Tuesday, March 24, 2009

Sana Krasikov Wins the Sami Rohr Prize for Jewish Literature

I just received the following press release from the Jewish Book Council!





Sana Krasikov Wins the $100,000
2009 Sami Rohr Prize for Jewish Literature
for her debut short story collection,
One More Year

Gala Awards Ceremony to be held in May at the Museum of Jewish Heritage

Press Contact:
Adam Teeter, Publicist, 404-409-4103, adam@jewishbooks.org
Geri Gindea, Director, Sami Rohr Prize for Jewish Literature, 212-786-5158, geri@jewishbooks.org

New York, NY – The Jewish Book Council is proud to announce that Sana Krasikov is the 2009 recipient of the $100,000 Sami Rohr Prize for Jewish Literature for emerging writers of Jewish literature. Krasikov wins the Prize for her debut short story collection, One More Year (Spiegel & Grau), based on her demonstration of a fresh vision and evidence of future potential to further contribute to the Jewish literary community.

The Sami Rohr Prize is the largest monetary prize of its kind in the Jewish literary world, and one of the largest literary prizes worldwide. In 2006, in celebration of Sami Rohr’s 80th birthday, his children and grandchildren inaugurated the Sami Rohr Prize to honor his lifelong love of Jewish literature. The Prize considers fiction and non-fiction in alternating years.

In her celebrated debut, Krasikov has written a book of exceptional literary merit that stimulates an interest in themes of Jewish concern. Krasikov’s canvas is not unfamiliar to recent readers of American Jewish literature: portraits of the new Russian and Georgian immigrants to the United States in the post-Cold War period. The judges felt that what Krasikov does with these ingredients is startlingly fresh: subtle considerations of moral conundrums, of futile hopes, and the calculus of lost possibility. And all of this in clear, short, careful prose which renders it intensely and powerfully readable. “Her characters are often alienated and confused, but her stories are always clear and precise, because Krasikov deeply understands her characters' aspirations, fears, and stubborn passion for survival. Her elegant, revealing narratives imbue their fragile, vulnerable lives with an imposing dignity,” said Allen Hoffman, one of this year’s fiction judges.

According to the San Francisco Chronicle, "There are stories you read, absorb and think you've forgotten until you re-encounter them - when the world they've created blooms again to full size in memory, like a sponge dropped into water. So it is with Sana Krasikov's stories.”

The Jewish Book Council is also pleased to announce Dalia Sofer, author of The Septembers of Shiraz (Ecco), as the 2009 recipient of the $25,000 Sami Rohr Prize Choice Award. Sofer’s work is a compulsively page-turning first novel that tells of the travails of one Jewish family in the period after the Islamic Revolution in Iran. The judges felt that the novel’s facets sparkle as brightly as the gems that lie at its heart; its hard surfaces invite us to gaze into the subtle stirrings in their depths.
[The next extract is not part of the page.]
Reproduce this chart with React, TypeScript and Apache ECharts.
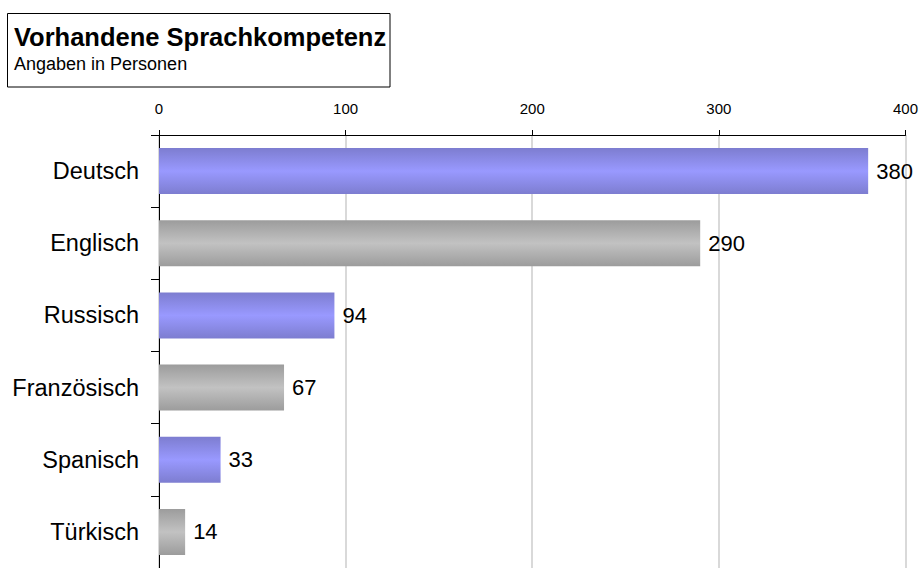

The presentation of the Sami Rohr Prize and the Choice Award will be held in May at a gala Awards Ceremony at the Museum of Jewish Heritage in Lower Manhattan.

This year’s judges are Jeremy Dauber, Atran Associate Professor of Yiddish Language, Literature, and Culture at Columbia, and Director of the Institute for Israel and Jewish Studies; Allen Hoffman (aforementioned), Member of the English faculty, Permanent Writer-in-Residence and Acting Director of The Shaindy Rudoff Graduate Program in Creative Writing at Bar-Ilan University; Daisy Maryles former Executive Editor, Publishers Weekly; Jonathan Rosen, novelist and Editorial Director of Nextbook; and, Ruth Wisse, Professor of Yiddish and Comparative Literature at Harvard.

ABOUT SAMI ROHR:
After spending his early years in post-WWII Europe, Sami Rohr moved to Bogota, Colombia, where he was a leading real estate developer for over 30 years. He currently lives in Florida and continues to be very active in various business endeavors internationally. His philanthropic commitment to Jewish education and community-building throughout the world is renowned. This Prize is a gift by his family to honor his love of Jewish writing, and to help encourage the continuation of the magnificent legacy of the People of the Book.

ABOUT THE JEWISH BOOK COUNCIL:
The Jewish Book Council is a not-for-profit organization devoted exclusively to the promotion of Jewish-interest literature. Through an ever-growing list of projects and programs, including the National Jewish Book Awards, the Jewish Book NETWORK, and the quarterly publication Jewish Book World, the Jewish Book Council serves as a catalyst for the reading, writing, and publishing of books of Jewish interest.